▶ _What you need to do_
Skip the pictures and extract all of the lines exactly as written.

▶ _Data shown_
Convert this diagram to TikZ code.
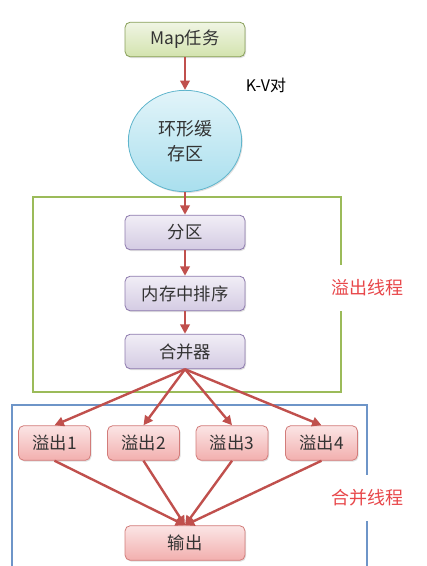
\documentclass[tikz,border=0pt]{standalone}
\usepackage{fontspec}
\setmainfont{Noto Sans CJK SC}
\usetikzlibrary{arrows.meta,shadows,shapes.geometric}
\definecolor{arr}{HTML}{C0504D}
\definecolor{grnb}{HTML}{9BBB59}
\definecolor{grnt}{HTML}{F0F5E4}
\definecolor{grnbt}{HTML}{D3E3AE}
\definecolor{purb}{HTML}{8E7BAE}
\definecolor{purt}{HTML}{F1EEF6}
\definecolor{purbt}{HTML}{D4CBE3}
\definecolor{redb}{HTML}{D27C7A}
\definecolor{redt}{HTML}{FBE5E5}
\definecolor{redbt}{HTML}{F2AFAE}
\definecolor{blub}{HTML}{5FB5CC}
\definecolor{blut}{HTML}{E2F4F9}
\definecolor{blubt}{HTML}{A9DFEE}
\definecolor{frameblue}{HTML}{6E95C8}
\definecolor{labred}{HTML}{E8474A}
\definecolor{txt}{HTML}{333333}
\tikzset{
  box/.style={rounded corners=4pt, minimum height=26pt, font=\fontsize{13}{15}\selectfont, text=txt, inner sep=0pt,
    drop shadow={shadow xshift=0.8pt, shadow yshift=-1pt, opacity=0.25}},
  gbox/.style={box, draw=grnb!80!black!90, line width=0.6pt, top color=grnt, bottom color=grnbt, minimum width=90pt},
  pbox/.style={box, draw=purb, line width=0.6pt, top color=purt, bottom color=purbt, minimum width=90pt},
  rbox/.style={box, draw=redb, line width=0.6pt, top color=redt, bottom color=redbt, minimum width=54pt},
  conn/.style={draw=arr, line width=1.8pt, -{Triangle[length=7pt,width=7pt]}},
  frlabel/.style={fill=white, text=labred, font=\fontsize{13.5}{15}\selectfont, inner sep=2pt},
}
\begin{document}
\begin{tikzpicture}[x=0.75pt,y=-0.75pt]
\useasboundingbox (0,0) rectangle (426,566);
% frames
\draw[grnb, line width=1.3pt] (33,197) rectangle (341,392);
\draw[frameblue, line width=1.3pt] (12,570) -- (12,405) -- (367,405) -- (367,570);
\node[frlabel, minimum height=34pt] (lab1) at (367,288) {溢出线程};
\node[frlabel, minimum height=34pt] (lab2) at (367,498) {合并线程};
% nodes
\node[gbox] (map) at (185,39.5) {Map任务};
\node[ellipse, draw=blub, line width=0.6pt, top color=blut, bottom color=blubt, minimum width=85pt, minimum height=76pt,
  font=\fontsize{13.5}{19}\selectfont, text=txt, align=center, inner sep=0pt,
  drop shadow={shadow xshift=0.8pt, shadow yshift=-1pt, opacity=0.25}] (ring) at (185,141) {环形缓\\存区};
\node[font=\fontsize{12}{14}\selectfont, text=black] (kv) at (266,85) {K-V对};
\node[pbox] (part) at (185,232.5) {分区};
\node[pbox] (sort) at (185,293.5) {内存中排序};
\node[pbox] (merge) at (185,351.5) {合并器};
\node[rbox] (s1) at (54.5,443) {溢出1};
\node[rbox] (s2) at (143.5,443) {溢出2};
\node[rbox] (s3) at (232,443) {溢出3};
\node[rbox] (s4) at (321.5,443) {溢出4};
\node[pbox, draw=redb, top color=redt, bottom color=redbt] (out) at (185,543) {输出};
% connectors
\draw[conn] (map) -- (ring);
\draw[conn] (ring) -- (part);
\draw[conn] (part) -- (sort);
\draw[conn] (sort) -- (merge);
\foreach \s in {s1,s2,s3,s4}{
  \draw[conn] (merge.south) -- (\s.north);
  \draw[conn] (\s.south) -- (out.north);
}
\end{tikzpicture}
\end{document}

▶ _Answer to this problem_
Convert this diagram to TikZ code.
\documentclass[tikz,border=0pt]{standalone}
\usepackage{fontspec}
\setmainfont{Noto Sans CJK SC}
\usetikzlibrary{arrows.meta,shadows,shapes.geometric}
\definecolor{arr}{HTML}{C0504D}
\definecolor{grnb}{HTML}{9BBB59}
\definecolor{grnt}{HTML}{F0F5E4}
\definecolor{grnbt}{HTML}{D3E3AE}
\definecolor{purb}{HTML}{8E7BAE}
\definecolor{purt}{HTML}{F1EEF6}
\definecolor{purbt}{HTML}{D4CBE3}
\definecolor{redb}{HTML}{D27C7A}
\definecolor{redt}{HTML}{FBE5E5}
\definecolor{redbt}{HTML}{F2AFAE}
\definecolor{blub}{HTML}{5FB5CC}
\definecolor{blut}{HTML}{E2F4F9}
\definecolor{blubt}{HTML}{A9DFEE}
\definecolor{frameblue}{HTML}{6E95C8}
\definecolor{labred}{HTML}{E8474A}
\definecolor{txt}{HTML}{333333}
\tikzset{
  box/.style={rounded corners=4pt, minimum height=26pt, font=\fontsize{13}{15}\selectfont, text=txt, inner sep=0pt,
    drop shadow={shadow xshift=0.8pt, shadow yshift=-1pt, opacity=0.25}},
  gbox/.style={box, draw=grnb!80!black!90, line width=0.6pt, top color=grnt, bottom color=grnbt, minimum width=90pt},
  pbox/.style={box, draw=purb, line width=0.6pt, top color=purt, bottom color=purbt, minimum width=90pt},
  rbox/.style={box, draw=redb, line width=0.6pt, top color=redt, bottom color=redbt, minimum width=54pt},
  conn/.style={draw=arr, line width=1.8pt, -{Triangle[length=7pt,width=7pt]}},
  frlabel/.style={fill=white, text=labred, font=\fontsize{13.5}{15}\selectfont, inner sep=2pt},
}
\begin{document}
\begin{tikzpicture}[x=0.75pt,y=-0.75pt]
\useasboundingbox (0,0) rectangle (426,566);
% frames
\draw[grnb, line width=1.3pt] (33,197) rectangle (341,392);
\draw[frameblue, line width=1.3pt] (12,570) -- (12,405) -- (367,405) -- (367,570);
\node[frlabel, minimum height=34pt] (lab1) at (367,288) {溢出线程};
\node[frlabel, minimum height=34pt] (lab2) at (367,498) {合并线程};
% nodes
\node[gbox] (map) at (185,39.5) {Map任务};
\node[ellipse, draw=blub, line width=0.6pt, top color=blut, bottom color=blubt, minimum width=85pt, minimum height=76pt,
  font=\fontsize{13.5}{19}\selectfont, text=txt, align=center, inner sep=0pt,
  drop shadow={shadow xshift=0.8pt, shadow yshift=-1pt, opacity=0.25}] (ring) at (185,141) {环形缓\\存区};
\node[font=\fontsize{12}{14}\selectfont, text=black] (kv) at (266,85) {K-V对};
\node[pbox] (part) at (185,232.5) {分区};
\node[pbox] (sort) at (185,293.5) {内存中排序};
\node[pbox] (merge) at (185,351.5) {合并器};
\node[rbox] (s1) at (54.5,443) {溢出1};
\node[rbox] (s2) at (143.5,443) {溢出2};
\node[rbox] (s3) at (232,443) {溢出3};
\node[rbox] (s4) at (321.5,443) {溢出4};
\node[pbox, draw=redb, top color=redt, bottom color=redbt] (out) at (185,543) {输出};
% connectors
\draw[conn] (map) -- (ring);
\draw[conn] (ring) -- (part);
\draw[conn] (part) -- (sort);
\draw[conn] (sort) -- (merge);
\foreach \s in {s1,s2,s3,s4}{
  \draw[conn] (merge.south) -- (\s.north);
  \draw[conn] (\s.south) -- (out.north);
}
\end{tikzpicture}
\end{document}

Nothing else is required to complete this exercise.